5.1. L’orientamento non può dirsi contraddetto dal D.Lgs. 14 settembre 2015, n. 148, recante disposizioni per il riordino della normativa in materia di ammortizzatori sociali che aveva abrogato il D.L.C.P.S. 12 agosto 1947, n. 869, art. 3, alla luce dei numerosi precedenti di questa Corte (v. Cass. ord. 12 maggio 2016, n. 9816; Cass. 31 dicembre 2015, n. 26202; Cass., 29 dicembre 2015, n. 26016, e numerose altre, da ultimo, Cass. n. 22730/2018, cit.), alle cui motivazioni si rinvia, in quanto integralmente condivise.

6. Il terzo motivo è manifestamente infondato. La Corte di merito ha escluso la riduzione delle somme aggiuntive in assenza del presupposto rappresentato da contrastanti ovvero sopravvenuti diversi orientamenti giurisprudenziali o determinazioni amministrative sulla ricorrenza dell’obbligo contributivo.

6.1. La decisione in tema di sanzioni è conforme alla consolidata giurisprudenza di questa Corte (v., anche Cass. 5088 del 1995, e Cass. n. 16093 del 2014; da ultimo, Cass. n. 15088/2017, cit.).

La riduzione delle sanzioni non può farsi discendere dall’ art. 116, comma 10, in mancanza dei “contrastanti ovvero sopravvenuti diversi orientamenti giurisprudenziali o determinazioni amministrative sulla ricorrenza dell’obbligo contributivo”, stante la consolidata giurisprudenza di segno contrario rispetto alle posizioni della società, e neppure dal medesimo art. 116, comma 15, richiedendosi a tal fine l’integrale pagamento delle contribuzioni dovutè, nel termine fissato dagli enti impositori, condizione che non risulta essersi verificata (Cass. 26/6/2017, n. 15897; Cass. 27/2/2018, n. 4560).

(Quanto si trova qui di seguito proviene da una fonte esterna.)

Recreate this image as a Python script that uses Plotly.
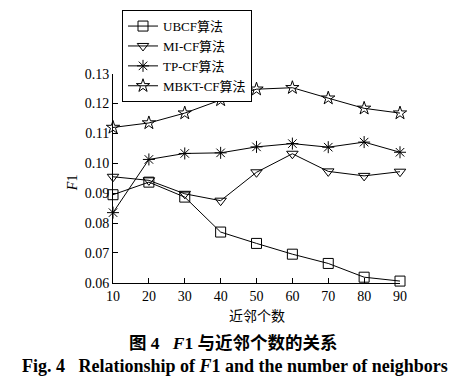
import plotly.graph_objects as go

neighbors = [10, 20, 30, 40, 50, 60, 70, 80, 90]
ubcf = [0.0895, 0.0937, 0.0887, 0.0770, 0.0732, 0.0696, 0.0665, 0.0619, 0.0606]
micf = [0.0955, 0.0943, 0.0898, 0.0875, 0.0970, 0.1032, 0.0973, 0.0958, 0.0972]
tpcf = [0.0835, 0.1013, 0.1033, 0.1035, 0.1055, 0.1066, 0.1054, 0.1071, 0.1037]
mbkt = [0.1120, 0.1135, 0.1168, 0.1212, 0.1248, 0.1253, 0.1218, 0.1184, 0.1168]

names = ["UBCF算法", "MI-CF算法", "TP-CF算法", "MBKT-CF算法"]
symbols = ["square-open", "triangle-down-open", "asterisk-open", "star-open"]
series = [ubcf, micf, tpcf, mbkt]
y_ticks = [0.06, 0.07, 0.08, 0.09, 0.10, 0.11, 0.12, 0.13]
y_tick_text = ["0.06", "0.07", "0.08", "0.09", "0.10", "0.11", "0.12", "0.13"]

FONT = "Liberation Serif, Times New Roman, Noto Sans CJK SC, serif"

W, H = 457, 383
ML, MR, MT, MB = 50, 10, 0, 70
PW, PH = W - ML - MR, H - MT - MB
OFF = 8  # page body offset


def px(x):
    return (x - OFF - ML) / PW


def py(y):
    return (H - MB - (y - OFF)) / PH


fig = go.Figure()
for name, vals, sym in zip(names, series, symbols):
    fig.add_trace(go.Scatter(
        x=neighbors, y=vals, name=name, mode="lines+markers",
        line=dict(color="black", width=1),
        marker=dict(symbol=sym, size=10, color="black",
                    line=dict(color="black", width=1)),
        cliponaxis=False,
    ))

fig.update_layout(
    width=W, height=H,
    margin=dict(l=ML, r=MR, t=MT, b=MB),
    paper_bgcolor="white", plot_bgcolor="white",
    font=dict(family=FONT, size=14, color="black"),
    showlegend=True,
    legend=dict(x=px(122), y=py(3), xanchor="left", yanchor="top",
                bgcolor="white", bordercolor="black", borderwidth=1,
                font=dict(family=FONT, size=13), tracegroupgap=0,
                itemwidth=30),
    xaxis=dict(domain=[px(113), px(400)], range=[10, 90], tickvals=neighbors,
               showgrid=False, zeroline=False, showline=True,
               linecolor="black", linewidth=1,
               ticks="inside", ticklen=5, tickcolor="black",
               tickfont=dict(family=FONT, size=14)),
    yaxis=dict(domain=[py(282), py(68)], range=[0.06, 0.13],
               tickvals=y_ticks, ticktext=y_tick_text,
               showgrid=False, zeroline=False, showline=True,
               linecolor="black", linewidth=1,
               ticks="inside", ticklen=5, tickcolor="black",
               tickfont=dict(family=FONT, size=14)),
)


def label(text, x, y, size, angle=0):
    fig.add_annotation(text=text, xref="paper", yref="paper",
                       x=px(x), y=py(y), xanchor="center", yanchor="middle",
                       textangle=angle, showarrow=False,
                       font=dict(family=FONT, size=size))


label("<i>F</i>1", 72, 180, 14, angle=-90)
label("近邻个数", 257, 316, 14)
label("<b>图 4   <i>F</i>1 与近邻个数的关系</b>", 233, 343, 17.5)
label("<b>Fig. 4   Relationship of <i>F</i>1 and the number of neighbors</b>", 235, 367, 18)

fig.write_html("out.html")
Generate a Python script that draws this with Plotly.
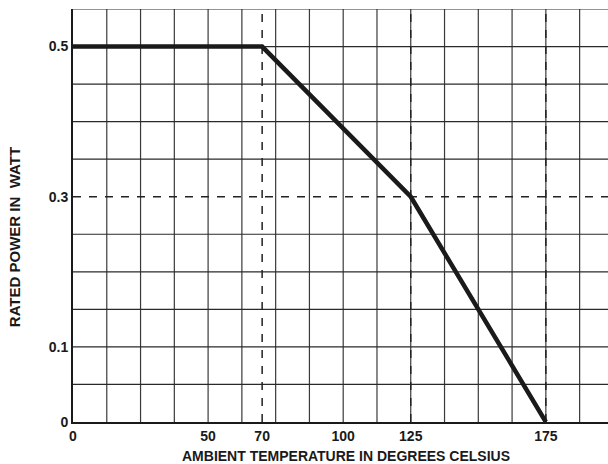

7. Anche il quarto motivo è infondato, oltre a evidenziare profili di inammissibilità, dal momento che la parte non trascrive neppure per stralcio la domanda di sgravio e i documenti che indica sostegno del motivo di ricorso (provvedimento ammissivo dell’Inps), così violando il disposto dell’art. 366 c.p.c., comma 1, n. 6, che impone la specifica indicazione degli atti processuali, dei documenti sui quali il ricorso si fonda, a pena di inammissibilità del ricorso per cassazione;

il motivo è altresì infondato perchè la situazione di irregolarità contributiva è stata ormai accertata dalla Corte d’appello, che statuendo sulla sussistenza dell’obbligazione contributiva a carico della società, ha attestato in modo definitivo che la stessa versava nella situazione di irregolarità contributiva ostativa, ai sensi della L. n. 296 del 2006, art. 1, comma 1175, al riconoscimento del diritto allo sgravio preteso, in ragione del carattere premiale della relativa normativa, non rilevando in proposito il riconoscimento in sede amministrativa del Documento Unico di Regolarità Contributiva, attese le peculiari funzioni e finalità cui lo stesso si riconnette (Cass. 23 giugno 2017, n. 15818; in tal senso Cass. 12 maggio 2016, n. 9816: Cass. n. 22730/2018 cit.).

8. In definitiva, il ricorso deve essere rigettato e la ricorrente deve essere condannata al pagamento in favore dell’Inps controricorrente, anche nella qualità di procuratore speciale della SCCI, delle spese del presente giudizio, che si liquidano come da dispositivo in ragione del valore della controversia.

Poichè il ricorso è stato notificato in data successiva al 30 gennaio 2013, sussistono i presupposti per il versamento, da parte della ricorrente, dell’ulteriore importo a titolo di contributo unificato, pari a quello dovuto per il ricorso principale, a norma del D.P.R. n. 115 del 2002, art. 13, comma 1.

P.Q.M.

La Corte rigetta il ricorso e condanna la ricorrente al pagamento, in favore del controricorrente, delle spese del presente giudizio, liquidate in Euro 3.500,00 per compensi professionali e Euro 200,00 per esborsi, oltre al 15% di rimborso forfettario delle spese generali e altri accessori di legge.

Ai sensi del D.P.R. n. 115 del 2002, art. 13, comma 1, quater, dà atto della sussistenza dei presupposti per il versamento, da parte della ricorrente, dell’ulteriore importo a titolo di contributo unificato pari a quello dovuto per il ricorso, a norma dello stesso art. 13, comma 1 bis.

Così deciso in Roma, nella Camera di Consiglio, il 25 settembre 2018.